→ **EXERCISE DESCRIPTION**
Write out each line from the data below that includes the word "diagram".

→ **DATA LINES**
..........
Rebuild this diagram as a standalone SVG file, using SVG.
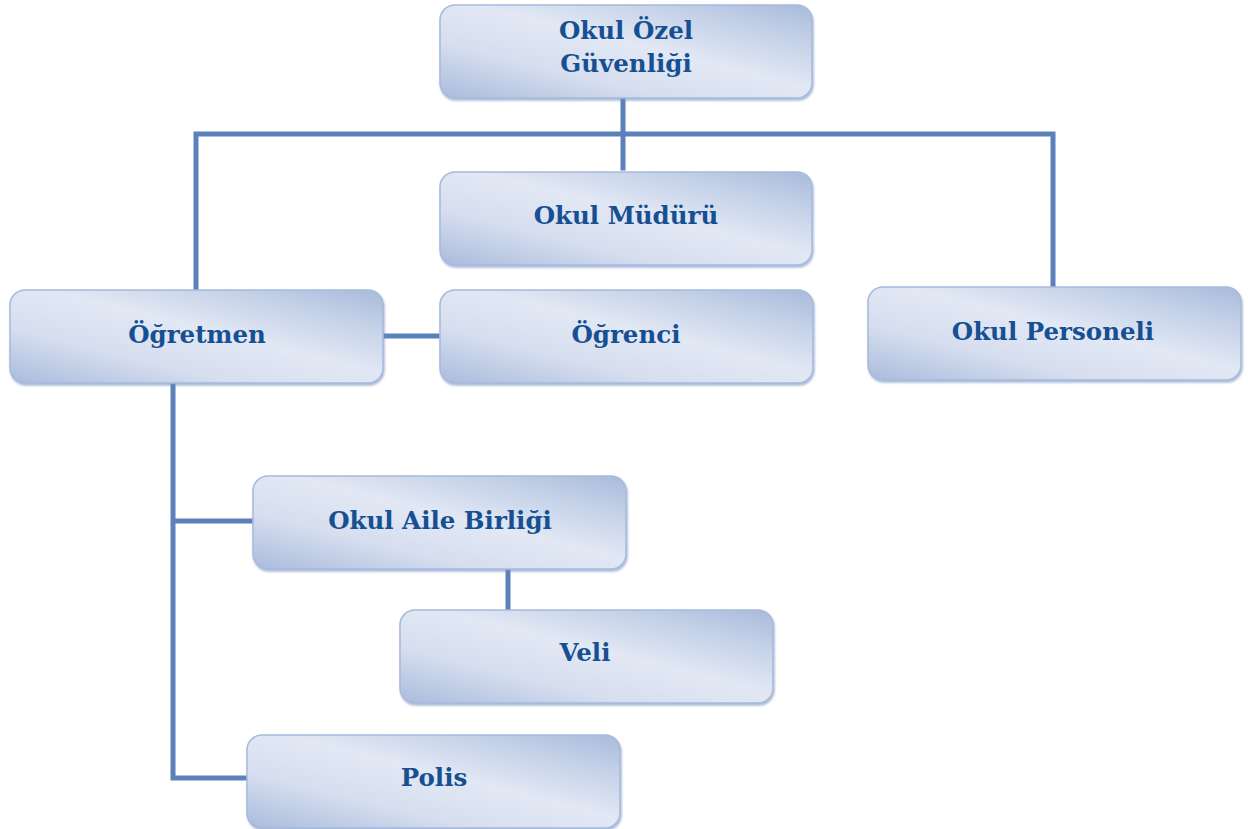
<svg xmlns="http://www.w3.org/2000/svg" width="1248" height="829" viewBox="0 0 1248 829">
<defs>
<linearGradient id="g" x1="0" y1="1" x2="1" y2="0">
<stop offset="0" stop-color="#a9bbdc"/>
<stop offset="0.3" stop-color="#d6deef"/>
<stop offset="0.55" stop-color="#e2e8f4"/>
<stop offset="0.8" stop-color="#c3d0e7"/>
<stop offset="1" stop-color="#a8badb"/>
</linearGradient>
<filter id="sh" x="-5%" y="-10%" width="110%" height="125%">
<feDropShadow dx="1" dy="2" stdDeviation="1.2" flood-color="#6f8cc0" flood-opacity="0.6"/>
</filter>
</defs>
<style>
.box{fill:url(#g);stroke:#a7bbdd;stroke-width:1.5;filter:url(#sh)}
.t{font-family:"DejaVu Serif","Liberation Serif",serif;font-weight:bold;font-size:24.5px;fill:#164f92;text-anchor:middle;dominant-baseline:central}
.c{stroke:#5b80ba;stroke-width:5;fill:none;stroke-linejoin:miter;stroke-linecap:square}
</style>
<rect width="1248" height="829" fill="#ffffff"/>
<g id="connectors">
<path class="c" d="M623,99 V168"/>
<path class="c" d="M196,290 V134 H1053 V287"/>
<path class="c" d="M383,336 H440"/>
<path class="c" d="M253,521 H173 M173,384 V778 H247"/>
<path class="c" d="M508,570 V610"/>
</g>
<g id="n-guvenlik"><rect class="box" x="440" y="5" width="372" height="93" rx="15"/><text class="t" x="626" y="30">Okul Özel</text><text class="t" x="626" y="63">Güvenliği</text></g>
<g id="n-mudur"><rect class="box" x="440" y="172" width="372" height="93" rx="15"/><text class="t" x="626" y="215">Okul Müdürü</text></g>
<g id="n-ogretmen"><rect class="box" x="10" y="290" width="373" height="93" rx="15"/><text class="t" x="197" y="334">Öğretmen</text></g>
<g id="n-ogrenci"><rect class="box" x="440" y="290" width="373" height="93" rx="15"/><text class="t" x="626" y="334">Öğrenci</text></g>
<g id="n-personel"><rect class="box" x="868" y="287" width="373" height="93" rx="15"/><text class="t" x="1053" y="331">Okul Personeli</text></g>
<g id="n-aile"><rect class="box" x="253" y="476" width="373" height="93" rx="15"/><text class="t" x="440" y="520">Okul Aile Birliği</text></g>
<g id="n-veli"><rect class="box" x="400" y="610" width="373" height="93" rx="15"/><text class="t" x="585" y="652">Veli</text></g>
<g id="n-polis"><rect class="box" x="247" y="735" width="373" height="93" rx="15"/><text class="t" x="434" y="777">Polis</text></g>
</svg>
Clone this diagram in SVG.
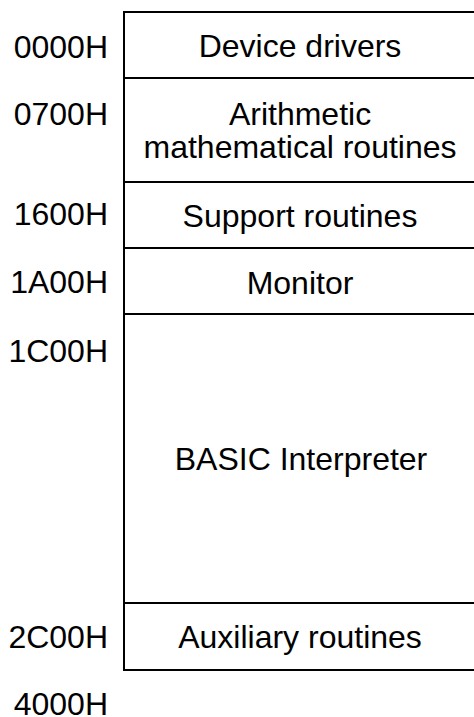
..........
→ **OUTPUT BELOW**
Rebuild this diagram as a standalone SVG file, using SVG.
Clone this diagram in SVG.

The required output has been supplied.